Job -
Print exactly the lines from the first one down to the line that contains "import plotly.graph_objects as go", both included, and skip the pictures.

Provided material -
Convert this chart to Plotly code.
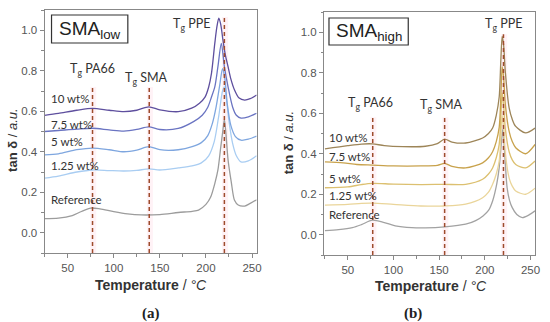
import plotly.graph_objects as go

# ---------------- data ----------------
# Panel (a) SMA_low
a_ref_T = [25, 40, 55, 65, 75, 85, 100, 115, 130, 150, 170, 185, 192, 200, 205, 210, 213, 216, 218.5, 220, 221.5, 224, 227.5, 231, 235, 242, 248, 255]
a_ref_v = [0.07, 0.072, 0.085, 0.105, 0.122, 0.118, 0.104, 0.093, 0.088, 0.09, 0.100, 0.106, 0.112, 0.14, 0.175, 0.25, 0.31, 0.42, 0.51, 0.56, 0.50, 0.36, 0.25, 0.16, 0.137, 0.132, 0.145, 0.163]

a_125_T = [25, 40, 60, 77, 95, 111, 125, 138, 150, 170, 185, 195, 203, 209, 214, 218, 220, 222, 225, 229, 233, 238, 246, 255]
a_125_v = [0.27, 0.28, 0.30, 0.31, 0.307, 0.305, 0.308, 0.315, 0.31, 0.32, 0.33, 0.345, 0.38, 0.45, 0.58, 0.70, 0.72, 0.67, 0.55, 0.44, 0.38, 0.35, 0.355, 0.38]

a_5_T = [25, 40, 60, 77, 95, 111, 125, 138, 150, 170, 185, 195, 202, 207, 211, 215, 218, 220.5, 223, 227, 232, 238, 246, 255]
a_5_v = [0.385, 0.39, 0.41, 0.418, 0.41, 0.40, 0.408, 0.425, 0.41, 0.41, 0.425, 0.445, 0.48, 0.54, 0.62, 0.73, 0.81, 0.76, 0.64, 0.53, 0.475, 0.457, 0.462, 0.477]

a_75_T = [25, 40, 60, 77, 95, 111, 125, 138, 150, 170, 187, 196, 202, 206, 209.6, 213, 216.7, 220, 224, 229, 233, 238, 246, 255]
a_75_v = [0.50, 0.505, 0.512, 0.516, 0.508, 0.502, 0.51, 0.523, 0.51, 0.515, 0.55, 0.58, 0.62, 0.67, 0.72, 0.82, 0.935, 0.82, 0.72, 0.62, 0.58, 0.566, 0.572, 0.59]

a_10_T = [25, 40, 60, 77, 95, 111, 125, 138, 150, 170, 184.5, 193, 199, 203, 206, 209.6, 212, 214, 216, 218.5, 221, 224, 227, 231, 236, 242, 248, 255]
a_10_v = [0.58, 0.59, 0.605, 0.614, 0.605, 0.598, 0.605, 0.622, 0.607, 0.598, 0.615, 0.64, 0.67, 0.72, 0.787, 0.935, 1.02, 1.06, 1.03, 0.95, 0.88, 0.82, 0.76, 0.705, 0.665, 0.655, 0.662, 0.68]

# Panel (b) SMA_high
b_ref_T = [25, 40, 55, 65, 77, 90, 102, 120, 135, 156, 179, 190, 198, 204, 208.5, 213, 215.7, 218, 219.5, 221, 224.4, 227, 230, 235, 241, 248, 255]
b_ref_v = [0.02, 0.025, 0.035, 0.05, 0.072, 0.06, 0.044, 0.035, 0.034, 0.039, 0.052, 0.07, 0.093, 0.12, 0.167, 0.25, 0.33, 0.45, 0.52, 0.45, 0.232, 0.17, 0.134, 0.10, 0.085, 0.097, 0.118]

b_125_T = [25, 50, 65, 77, 100, 130, 156, 179, 197.6, 204, 208.5, 212.5, 215.7, 217.5, 219, 220.5, 222.5, 226.6, 230, 233.8, 244.6, 255]
b_125_v = [0.146, 0.15, 0.155, 0.156, 0.15, 0.142, 0.142, 0.151, 0.183, 0.21, 0.249, 0.30, 0.364, 0.48, 0.59, 0.53, 0.40, 0.28, 0.24, 0.216, 0.20, 0.23]

b_5_T = [25, 50, 65, 77, 100, 130, 156, 179, 197.6, 204, 208.5, 212.5, 215.7, 217.5, 219, 220.5, 222.5, 226.6, 230, 233.8, 244.6, 255]
b_5_v = [0.232, 0.236, 0.248, 0.254, 0.25, 0.248, 0.249, 0.249, 0.274, 0.30, 0.33, 0.38, 0.446, 0.58, 0.70, 0.64, 0.52, 0.41, 0.37, 0.347, 0.33, 0.364]

b_75_T = [25, 45, 60, 77, 100, 130, 148, 156, 164, 179, 197.6, 204, 208.5, 212.5, 215.7, 217.5, 219, 220.5, 222.5, 226.6, 230, 233.8, 244.6, 255]
b_75_v = [0.36, 0.355, 0.347, 0.344, 0.34, 0.34, 0.343, 0.352, 0.338, 0.33, 0.355, 0.38, 0.41, 0.46, 0.53, 0.68, 0.83, 0.78, 0.64, 0.51, 0.46, 0.43, 0.40, 0.446]

b_10_T = [25, 50, 65, 77, 90, 110, 135, 148, 156, 164, 179, 197.6, 204, 208.5, 212.5, 215.7, 217.5, 219, 220.5, 222.5, 226.6, 230, 233.8, 244.6, 255]
b_10_v = [0.424, 0.44, 0.448, 0.449, 0.44, 0.435, 0.437, 0.45, 0.472, 0.458, 0.453, 0.478, 0.50, 0.527, 0.59, 0.68, 0.86, 0.98, 0.94, 0.80, 0.626, 0.57, 0.535, 0.503, 0.527]

series_labels = ["Reference", "1.25 wt%", "5 wt%", "7.5 wt%", "10 wt%"]
a_colors = ["#9c9c9c", "#a9cdf2", "#7ea6df", "#6a74c2", "#5e4f9e"]
b_colors = ["#a2a2a2", "#ead59a", "#dcc070", "#c8a24c", "#9d8558"]

# Tg marker lines: (temperature, top value, label)
a_tg = [(77, 0.72, "T<sub>g</sub> PA66"), (138.5, 0.72, "T<sub>g</sub> SMA"), (220, 1.065, "T<sub>g</sub> PPE")]
b_tg = [(77.3, 0.58, "T<sub>g</sub> PA66"), (156, 0.58, "T<sub>g</sub> SMA"), (220.4, 0.99, "T<sub>g</sub> PPE")]

W, H = 550, 322
def px(x): return x / W
def py(y): return 1 - y / H

fig = go.Figure()

a_data = [(a_ref_T, a_ref_v), (a_125_T, a_125_v), (a_5_T, a_5_v), (a_75_T, a_75_v), (a_10_T, a_10_v)]
b_data = [(b_ref_T, b_ref_v), (b_125_T, b_125_v), (b_5_T, b_5_v), (b_75_T, b_75_v), (b_10_T, b_10_v)]

for (T, v), c, name in zip(a_data, a_colors, series_labels):
    fig.add_trace(go.Scatter(x=T, y=v, mode="lines", line=dict(color=c, width=1.3, shape="spline", smoothing=0.8),
                             name=name, xaxis="x", yaxis="y", showlegend=False))
for (T, v), c, name in zip(b_data, b_colors, series_labels):
    fig.add_trace(go.Scatter(x=T, y=v, mode="lines", line=dict(color=c, width=1.3, shape="spline", smoothing=0.8),
                             name=name, xaxis="x2", yaxis="y2", showlegend=False))

shapes = []
annotations = []
dash_color = "#9e4b2c"
band_color = "rgba(255,195,215,0.22)"
for (t, top, lbl), xr, yr in [(tg, "x", "y") for tg in a_tg] + [(tg, "x2", "y2") for tg in b_tg]:
    shapes.append(dict(type="rect", xref=xr, yref=yr, x0=t - 2.5, x1=t + 4, y0=-0.1, y1=top,
                       fillcolor=band_color, line=dict(width=0), layer="below"))
    shapes.append(dict(type="line", xref=xr, yref=yr, x0=t, x1=t, y0=-0.1, y1=top,
                       line=dict(color=dash_color, width=1.5, dash="4px,3px")))

lab_font = dict(family="Lato, Open Sans, sans-serif", size=11.5, color="#333333")
# Tg labels (pixel positions)
for x, y, t in [(93, 70, a_tg[0][2]), (148, 78, a_tg[1][2]), (193, 25, a_tg[2][2]),
                (374, 104, b_tg[0][2]), (446, 105, b_tg[1][2]), (508, 24, b_tg[2][2])]:
    annotations.append(dict(x=px(x), y=py(y), xref="paper", yref="paper", text=t, showarrow=False,
                            font=dict(family="Lato, Open Sans, sans-serif", size=12.5, color="#333333"),
                            xanchor="center", yanchor="middle"))

# series labels
for lbl, y in zip(["10 wt%", "7.5 wt%", "5 wt%", "1.25 wt%", "Reference"], [99, 124, 141, 165, 199]):
    annotations.append(dict(x=px(49), y=py(y), xref="paper", yref="paper", text=lbl, showarrow=False,
                            font=lab_font, xanchor="left", yanchor="middle"))
for lbl, y in zip(["10 wt%", "7.5 wt%", "5 wt%", "1.25 wt%", "Reference"], [137, 156, 178, 195, 214]):
    annotations.append(dict(x=px(330), y=py(y), xref="paper", yref="paper", text=lbl, showarrow=False,
                            font=lab_font, xanchor="left", yanchor="middle"))

# SMA boxes
for (x0, y0, x1, y1, t) in [(52, 15, 129, 43, "SMA<sub>low</sub>"), (332, 18, 412, 45, "SMA<sub>high</sub>")]:
    shapes.append(dict(type="rect", xref="paper", yref="paper", x0=px(x0), x1=px(x1), y0=py(y1), y1=py(y0),
                       line=dict(color="#333333", width=1.2), fillcolor="white"))
    annotations.append(dict(x=px((x0 + x1) / 2), y=py((y0 + y1) / 2 + 1), xref="paper", yref="paper", text=t,
                            showarrow=False, font=dict(family="Liberation Sans, Arial, sans-serif", size=19, color="#222222"),
                            xanchor="center", yanchor="middle"))

# axis titles
title_font = dict(family="Liberation Sans, Arial, sans-serif", size=14, color="#333333")
for x, y in [(152, 285), (435, 286)]:
    annotations.append(dict(x=px(x), y=py(y), xref="paper", yref="paper", text="<b>Temperature</b> / <i>°C</i>",
                            showarrow=False, font=title_font, xanchor="center", yanchor="middle"))
for x, y in [(13, 140), (291, 142)]:
    annotations.append(dict(x=px(x), y=py(y), xref="paper", yref="paper", text="<b>tan δ</b> / <i>a.u.</i>",
                            showarrow=False, font=dict(family="Liberation Sans, Arial, sans-serif", size=13, color="#333333"),
                            textangle=-90, xanchor="center", yanchor="middle"))
# captions
for x, t in [(152, "(a)"), (417, "(b)")]:
    annotations.append(dict(x=px(x), y=py(313), xref="paper", yref="paper", text="<b>%s</b>" % t, showarrow=False,
                            font=dict(family="Liberation Serif, DejaVu Serif, serif", size=15, color="#222222"),
                            xanchor="center", yanchor="middle"))

tick_font = dict(family="Liberation Sans, Arial, sans-serif", size=11.5, color="#555555")
def xax(domain, rng, anchor):
    return dict(domain=domain, range=rng, anchor=anchor, showgrid=False, zeroline=False,
                showline=True, linecolor="#888888", linewidth=1, mirror=True,
                ticks="outside", ticklen=4, tickcolor="#888888", tickvals=[50, 100, 150, 200, 250],
                tickfont=tick_font, minor=dict(ticks="outside", ticklen=2.5, tickcolor="#888888", dtick=25, tick0=0))
def yax(domain, anchor):
    return dict(domain=domain, range=[-0.1, 1.1], anchor=anchor, showgrid=False, zeroline=False,
                showline=True, linecolor="#888888", linewidth=1, mirror=True,
                ticks="outside", ticklen=4, tickcolor="#888888", tickvals=[0, 0.2, 0.4, 0.6, 0.8, 1.0],
                tickformat=".1f", tickfont=tick_font,
                minor=dict(ticks="outside", ticklen=2.5, tickcolor="#888888", dtick=0.1, tick0=0))

fig.update_layout(
    width=W, height=H, margin=dict(l=0, r=0, t=0, b=0),
    paper_bgcolor="white", plot_bgcolor="white",
    xaxis=xax([px(45), px(259)], [25, 255], "y"),
    yaxis=yax([py(253), py(10)], "x"),
    xaxis2=xax([px(327), px(540)], [24, 255], "y2"),
    yaxis2=yax([py(255), py(12)], "x2"),
    shapes=shapes, annotations=annotations,
)

fig.write_html("out.html", config={"displayModeBar": False},
               post_script="document.body.style.margin='0';document.body.style.padding='0';")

Output for this exercise -
Convert this chart to Plotly code.
import plotly.graph_objects as go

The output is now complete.